Troppo ampia la diversità dei giudizi in materia, per poterci illudere di poter risolvere tutto con un “volemoce bene”. Quanto ai sacramenti successivi – cresima e prima comunione –, saranno sempre mine vaganti fra chi al rito non chiede che una facciata e chi a un rito crede profondamente. Torna allora la domanda: come giudicare il momento presente? Come un passo avanti nella formazione di moderne coscienze, aperte a tutte le voci di progresso, o un desolante abbandono di valori per i quali fino a ieri si era pronti a dare la vita? Una domanda questa a cui sarà sempre più difficile dare risposta. E come dovrà atteggiarsi la Chiesa davanti a simile scelte, ogni giorno più diffuse e condivise e perciò più difficili? Essa potrebbe certamente attestarsi su posizioni di estrema difesa della tradizione, come anche mostrarsi aperta a ogni tentativo di dialogo con le nuove tendenze. I due recenti sinodi sulla famiglia, voluti da papa Francesco, hanno forse potuto solo tendere il dito verso una possibile meta. Una meta che, senza nulla rinnegare della tradizione, ha saputo indicare altre strade per andare “oltre” il già conosciuto e il già osato. Senza paura, nella ricerca dell’incontro, ben sapendo che in questa ricerca, sarà possibile anche mettere il piede su un terreno sbagliato.

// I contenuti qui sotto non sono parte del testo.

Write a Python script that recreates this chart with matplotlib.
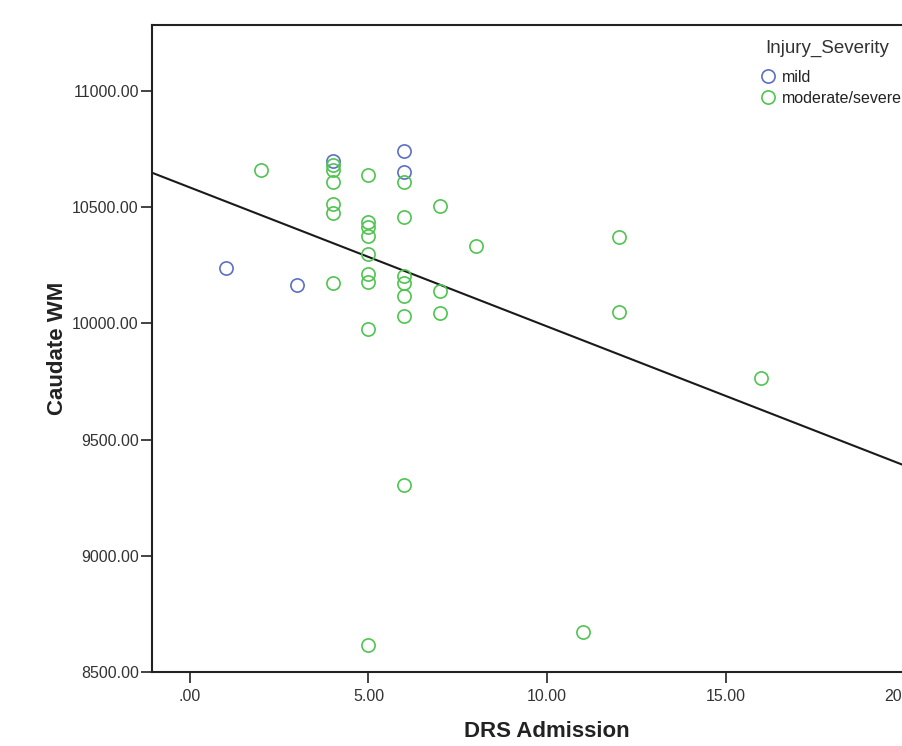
import numpy as np
import matplotlib
matplotlib.use("Agg")
import matplotlib.pyplot as plt
from matplotlib.ticker import FuncFormatter
from matplotlib.lines import Line2D

matplotlib.rcParams['font.family'] = ['Liberation Sans', 'DejaVu Sans']

# mild group
mild_drs = [1, 3, 4, 6, 6]
mild_wm = [10240, 10166, 10699, 10742, 10652]

# moderate/severe group
sev_drs = [2, 4, 4, 4, 4, 4, 4,
           5, 5, 5, 5, 5, 5, 5, 5, 5,
           6, 6, 6, 6, 6, 6, 6,
           7, 7, 7, 8, 11, 12, 12, 16]
sev_wm = [10660, 10682, 10662, 10609, 10514, 10476, 10175,
          10639, 10437, 10416, 10377, 10300, 10214, 10179, 9977, 8615,
          10609, 10459, 10203, 10175, 10119, 10033, 9303,
          10506, 10141, 10046, 10334, 8671, 10373, 10050, 9767]

# fit line (intercept, slope)
fit_b0 = 10585
fit_b1 = -59.8

x_ticks = [0, 5, 10, 15, 20]
y_ticks = [8500, 9000, 9500, 10000, 10500, 11000]

blue = '#5b6fc5'
green = '#50c450'

fig = plt.figure(figsize=(9.02, 7.46), dpi=100)
ax = fig.add_axes([152 / 902, 74 / 746, 788 / 902, 647 / 746])

ax.plot(mild_drs, mild_wm, 'o', mfc='none', mec=blue, ms=9.5, mew=1.2, zorder=3)
ax.plot(sev_drs, sev_wm, 'o', mfc='none', mec=green, ms=9.5, mew=1.2, zorder=3)

xl = np.array([-1.06, 21.0])
ax.plot(xl, fit_b0 + fit_b1 * xl, color='#1a1a1a', lw=1.5, zorder=2)

ax.set_xlim(-1.06, 21.0)
ax.set_ylim(8500, 11284)
ax.set_xticks(x_ticks)
ax.set_yticks(y_ticks)


def fmt(v, pos):
    s = f"{v:.2f}"
    if s.startswith("0."):
        s = s[1:]
    return s


ax.xaxis.set_major_formatter(FuncFormatter(fmt))
ax.yaxis.set_major_formatter(FuncFormatter(fmt))
ax.tick_params(axis='both', direction='out', length=8, width=1.2, colors='#222222',
               labelsize=11.5, labelcolor='#333333')
ax.tick_params(axis='x', pad=4)
ax.tick_params(axis='y', pad=1.5)

for side in ['left', 'bottom', 'top']:
    ax.spines[side].set_linewidth(1.5)
    ax.spines[side].set_color('#222222')
ax.spines['right'].set_visible(False)

ax.set_xlabel('DRS Admission', fontsize=16, fontweight='bold', color='#222222')
ax.set_ylabel('Caudate WM', fontsize=16, fontweight='bold', color='#222222')
ax.xaxis.set_label_coords((547 - 152) / 788, -49 / 647)
ax.yaxis.set_label_coords((68 - 152) / 788, 0.5)

# legend: title placed as its own text, entries below
fig.text(765 / 902, 1 - 48 / 746, 'Injury_Severity', fontsize=13.5, color='#333333',
         ha='left', va='center')
handles = [Line2D([], [], ls='none', marker='o', mfc='none', mec=blue, ms=9.5, mew=1.2),
           Line2D([], [], ls='none', marker='o', mfc='none', mec=green, ms=9.5, mew=1.2)]
leg = fig.legend(handles, ['mild', 'moderate/severe'],
                 loc='upper left', bbox_to_anchor=(758 / 902, 1 - 70 / 746),
                 frameon=False, fontsize=11.5, borderpad=0,
                 handletextpad=0.3, labelspacing=0.38, borderaxespad=0,
                 handlelength=1.2)
for t in leg.get_texts():
    t.set_color('#222222')

fig.savefig('out.png', dpi=100)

Esemplare resta la lettura che alla fine ne ha offerto papa Francesco nella sua Relazione apostolica: per ogni no da ribadire, (e ne ha ribaditi!), egli ha indicato almeno un possibile da calare sul piatto di chi dirige il gioco.

Debolezza della posizione papale, o colpo di genio di chi sa che se vuoi ottenere l’ottenibile, devi anche essere disposto a cedere qualcosa, o anche molto, di ciò che fino a ieri t’era sembrato irrinunciabile?

Sarà possibile questo anche in tema di matrimonio? Per chi ha fede non c’è dubbio che tenga. Ma poiché non sono io il papa, farò bene a fermarmi qui.